Periodico di informazione delle Forze Armate, Forze di Polizia e Pubblico Impiego

Il 2022 è stato un anno ricco di novità per le buste paga dei dipendenti pubblici: quattro rinnovi contrattuali che hanno interessato il personale non dirigente di amministrazioni centrali, enti territoriali, sanità e scuola; gli adeguamenti delle indennità per i ministeriali; pagamento di arretrati che ha gonfiato i cedolini.

Tanta grazia non è però bastata a modificare gli andamenti di lungo periodo delle retribuzioni (tra 2013 e 2022), che nel pubblico impiego, sono cresciute del 6,1%, cioè meno della metà di un’inflazione del periodo pari al 13,8%. L’aggancio al carovita ha funzionato molto meglio nel settore privato. Soprattutto nell’industria, dove i contratti hanno tenuto il passo (+13,1%). Un po’ meno nei servizi, dove comunque gli aumenti (+9,8%) sono stati più vivaci di quelli pubblici.

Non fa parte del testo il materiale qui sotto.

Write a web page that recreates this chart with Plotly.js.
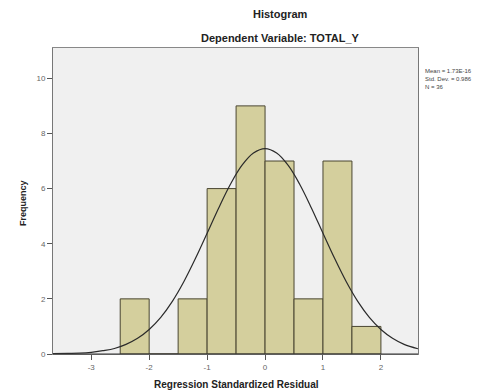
<!DOCTYPE html>
<html>
<head>
<meta charset="utf-8">
<script src="https://cdn.plot.ly/plotly-3.0.1.min.js"></script>
<style>html,body{margin:0;padding:0;background:#fff;}#chart{width:501px;height:391px;}</style>
</head>
<body>
<div id="chart"></div>
<script>
// Histogram bins (centers) and frequencies
const binCenters = [-2.25, -1.75, -1.25, -0.75, -0.25, 0.25, 0.75, 1.25, 1.75];
const frequencies = [2, 0, 2, 6, 9, 7, 2, 7, 1];
const binWidth = 0.5;

// Normal curve points
const curveX = [-3.66, -3.4, -3.2, -3.0, -2.8, -2.6, -2.4, -2.2, -2.0, -1.8, -1.6, -1.4, -1.2, -1.0, -0.8, -0.6, -0.4, -0.2, 0, 0.2, 0.4, 0.6, 0.8, 1.0, 1.2, 1.4, 1.6, 1.8, 2.0, 2.2, 2.4, 2.64];
const curveY = [0.01, 0.02, 0.03, 0.06, 0.12, 0.2, 0.35, 0.57, 0.89, 1.33, 1.91, 2.63, 3.47, 4.38, 5.3, 6.15, 6.84, 7.29, 7.45, 7.29, 6.84, 6.15, 5.3, 4.38, 3.47, 2.63, 1.91, 1.33, 0.89, 0.57, 0.35, 0.19];

const xTicks = [-3, -2, -1, 0, 1, 2];
const yTicks = [0, 2, 4, 6, 8, 10];
const statsLines = ["Mean = 1.73E-16", "Std. Dev. = 0.986", "N = 36"];

const traces = [
  {
    type: 'bar', x: binCenters, y: frequencies, width: binWidth,
    marker: {color: '#d4cf9d', line: {color: '#4a4631', width: 1}},
    hoverinfo: 'skip'
  },
  {
    type: 'scatter', mode: 'lines', x: curveX, y: curveY,
    line: {color: '#2a2a2a', width: 1.2, shape: 'spline'},
    hoverinfo: 'skip'
  }
];

const axisFont = {family: 'Liberation Sans, Arial, sans-serif', size: 8, color: '#666'};
const layout = {
  width: 501, height: 391,
  margin: {l: 53, r: 83, t: 48, b: 37},
  paper_bgcolor: '#ffffff',
  plot_bgcolor: '#f0f0f0',
  showlegend: false,
  bargap: 0,
  xaxis: {
    range: [-3.66, 2.64], tickvals: xTicks, ticktext: xTicks.map(String),
    ticks: 'outside', ticklen: 5, tickcolor: '#555', tickfont: axisFont,
    showgrid: false, zeroline: false,
    showline: true, linecolor: '#888', linewidth: 1, mirror: true
  },
  yaxis: {
    range: [0, 11.1], tickvals: yTicks, ticktext: yTicks.map(String),
    ticks: 'outside', ticklen: 5, tickcolor: '#555', tickfont: axisFont,
    showgrid: false, zeroline: false,
    showline: true, linecolor: '#777', linewidth: 1, mirror: true
  },
  shapes: [
    {type: 'line', xref: 'paper', yref: 'paper', x0: 0, x1: 1, y0: 0, y1: 0, line: {color: '#333', width: 1.2}}
  ],
  annotations: [
    {text: '<b>Histogram</b>', xref: 'paper', yref: 'paper', x: (280-53)/365, y: 1 + (48-14)/306, xanchor: 'center', yanchor: 'middle', showarrow: false, font: {family: 'Liberation Sans, Arial, sans-serif', size: 11, color: '#222'}},
    {text: '<b>Dependent Variable: TOTAL_Y</b>', xref: 'paper', yref: 'paper', x: (280-53)/365, y: 1 + (48-38)/306, xanchor: 'center', yanchor: 'middle', showarrow: false, font: {family: 'Liberation Sans, Arial, sans-serif', size: 11, color: '#222'}},
    {text: '<b>Regression Standardized Residual</b>', xref: 'paper', yref: 'paper', x: (236-53)/365, y: -(384-354)/306, xanchor: 'center', yanchor: 'middle', showarrow: false, font: {family: 'Liberation Sans, Arial, sans-serif', size: 10, color: '#222'}},
    {text: '<b>Frequency</b>', xref: 'paper', yref: 'paper', x: -(53-23)/365, y: (354-203)/306, xanchor: 'center', yanchor: 'middle', textangle: -90, showarrow: false, font: {family: 'Liberation Sans, Arial, sans-serif', size: 9, color: '#222'}},
    {text: statsLines.join('<br>'), xref: 'paper', yref: 'paper', x: (423-53)/365, y: (354-66)/306, xanchor: 'left', yanchor: 'top', align: 'left', showarrow: false, font: {family: 'Liberation Sans, Arial, sans-serif', size: 6, color: '#444'}}
  ]
};

Plotly.newPlot('chart', traces, layout, {displayModeBar: false, staticPlot: true});
</script>
</body>
</html>
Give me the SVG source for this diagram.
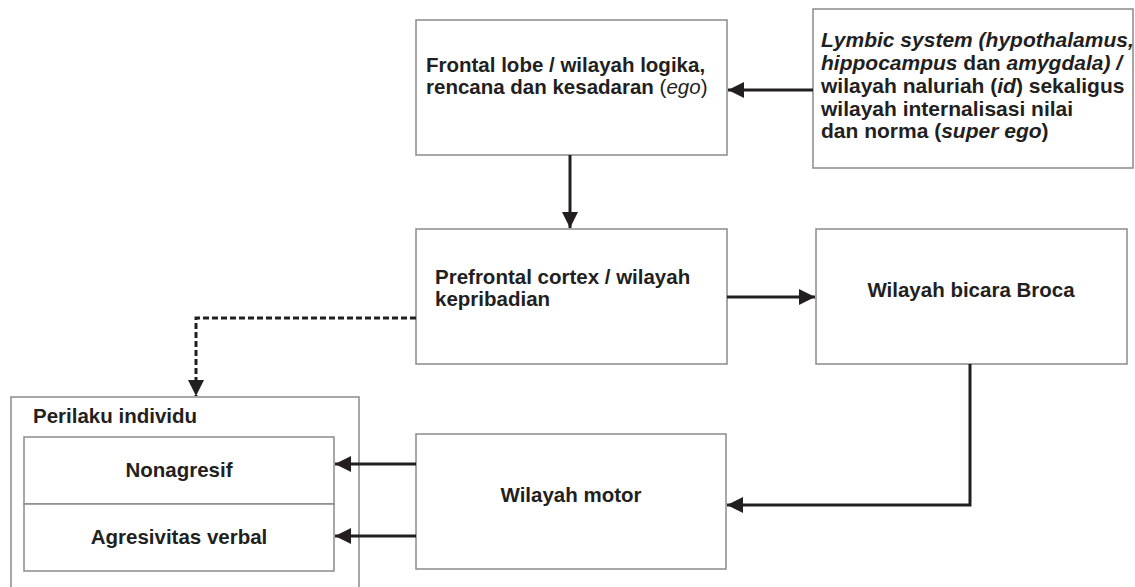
<svg xmlns="http://www.w3.org/2000/svg" width="1135" height="587" viewBox="0 0 1135 587">
<defs>
<marker id="ah" markerUnits="userSpaceOnUse" markerWidth="18" markerHeight="16" refX="16" refY="8" orient="auto">
<path d="M0,0 L16,8 L0,16 Z" fill="#231f20"/>
</marker>
</defs>
<style>
.box{fill:#fff;stroke:#8a8a8a;stroke-width:1.5}
.t{font-family:"Liberation Sans",Arial,sans-serif;font-size:20.5px;font-weight:bold;fill:#231f20}
.l{font-size:21px}
.c{stroke:#231f20;stroke-width:3;fill:none}
.d{stroke:#231f20;stroke-width:3;fill:none;stroke-dasharray:6 3}
.i{font-style:italic}
.n{font-weight:normal}
</style>
<rect width="1135" height="587" fill="#fff"/>
<g id="frontal">
<rect class="box" x="416" y="20" width="311" height="135"/>
<text class="t" x="426" y="72">Frontal lobe / wilayah logika,</text>
<text class="t" x="426" y="94">rencana dan kesadaran <tspan class="n">(</tspan><tspan class="n i">ego</tspan><tspan class="n">)</tspan></text>
</g>
<g id="lymbic">
<rect class="box" x="813" y="9" width="320" height="159"/>
<text class="t l i" x="821" y="47">Lymbic system (hypothalamus,</text>
<text class="t l" x="821" y="70"><tspan class="i">hippocampus</tspan> dan <tspan class="i">amygdala) /</tspan></text>
<text class="t l" x="821" y="93">wilayah naluriah (<tspan class="i">id</tspan>) sekaligus</text>
<text class="t l" x="821" y="115.5">wilayah internalisasi nilai</text>
<text class="t l" x="821" y="138">dan norma (<tspan class="i">super ego</tspan>)</text>
</g>
<g id="prefrontal">
<rect class="box" x="416" y="229" width="311" height="135"/>
<text class="t" x="435" y="284">Prefrontal cortex / wilayah</text>
<text class="t" x="435" y="306">kepribadian</text>
</g>
<g id="broca">
<rect class="box" x="816" y="229" width="311" height="135"/>
<text class="t" x="971" y="297" text-anchor="middle">Wilayah bicara Broca</text>
</g>
<g id="perilaku">
<rect class="box" x="11" y="397" width="348" height="200"/>
<text class="t" x="33" y="423">Perilaku individu</text>
</g>
<g id="nonagresif">
<rect class="box" x="24" y="437" width="310" height="67"/>
<text class="t" x="179" y="477" text-anchor="middle">Nonagresif</text>
</g>
<g id="agresivitas">
<rect class="box" x="24" y="504" width="310" height="67"/>
<text class="t" x="179" y="544" text-anchor="middle">Agresivitas verbal</text>
</g>
<g id="motor">
<rect class="box" x="416" y="434" width="310" height="135"/>
<text class="t" x="571" y="502" text-anchor="middle">Wilayah motor</text>
</g>
<g id="connectors">
<path class="c" d="M813,90 H728" marker-end="url(#ah)"/>
<path class="c" d="M570,155 V228" marker-end="url(#ah)"/>
<path class="c" d="M727,297 H815" marker-end="url(#ah)"/>
<path class="d" d="M416,318 H196 V396" marker-end="url(#ah)"/>
<path class="c" d="M970,364 V505 H727" marker-end="url(#ah)"/>
<path class="c" d="M416,464 H335" marker-end="url(#ah)"/>
<path class="c" d="M416,536 H335" marker-end="url(#ah)"/>
</g>
</svg>
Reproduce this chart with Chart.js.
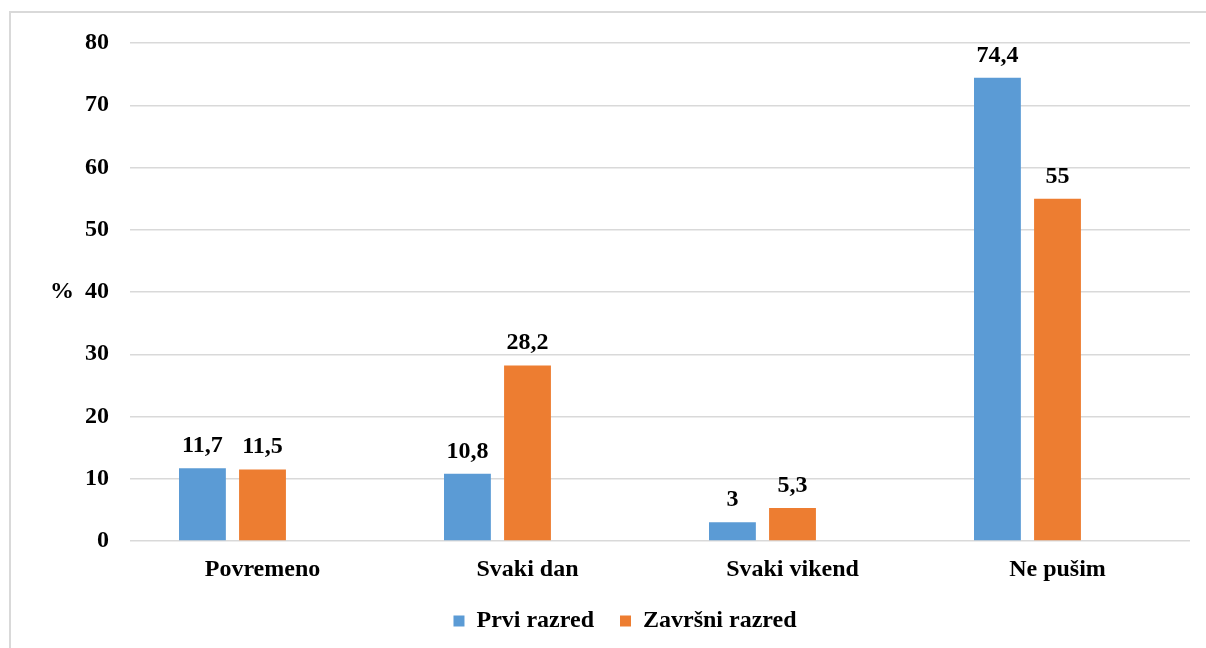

Se si guarda solo al 2022, anno per il quale i dati sono limitati a settembre, si registra una consistente perdita del potere d’acquisto per tutti i comparti. Ciò a causa dell’inflazione annua, che a settembre era pari al 7,1% (ma la media annua a fine anno è salita all’8,1%). Per il settore pubblico l’aumento nominale dei salari si è limitato allo 0,9% (+1% per i non dirigenti, +0,7% per i dirigenti), mentre nel settore privato, esclusi i dirigenti, si è attestato intorno all’1% (+1,5% per l’industria, +0,5% per i servizi).

I numeri sono dettagliati nel Rapporto sui rinnovi contrattuali nel pubblico impiego, appena pubblicato dall’Aran. Le cifre, che per ragioni tecniche fotografano la situazione a fine settembre, necessitano di qualche piccolo ritocco, che però non cambierà il quadro. L’inflazione del decennio andrà infatti aggiornata al rialzo, verso quota 18,5%, perché la stima preliminare Istat parla di un incremento 2022 dell’11,6%, e non più del 7,3%, come indicato nei documenti di finanza pubblica (bisognerà attendere martedì prossimo per la stima definitiva).

Anche la crescita effettiva delle buste paga pubbliche a consuntivo sarà un po’ più alta per i contratti arrivati al traguardo solo a fine anno (ultimo quello della scuola). E proprio questo secondo aspetto evidenzia il problema di fondo: l’impatto dell’entrata in vigore dei rinnovi contrattuali porterà un apice degli incrementi incrementi di cassa stimato dall’Aran iintorno al 9%, ma si tratta in larga parte di un effetto ottico alimentato dagli arretrati, che sono ovviamente un una tantum e dipendono dal fatto che le intese riguardano un triennio già scaduto.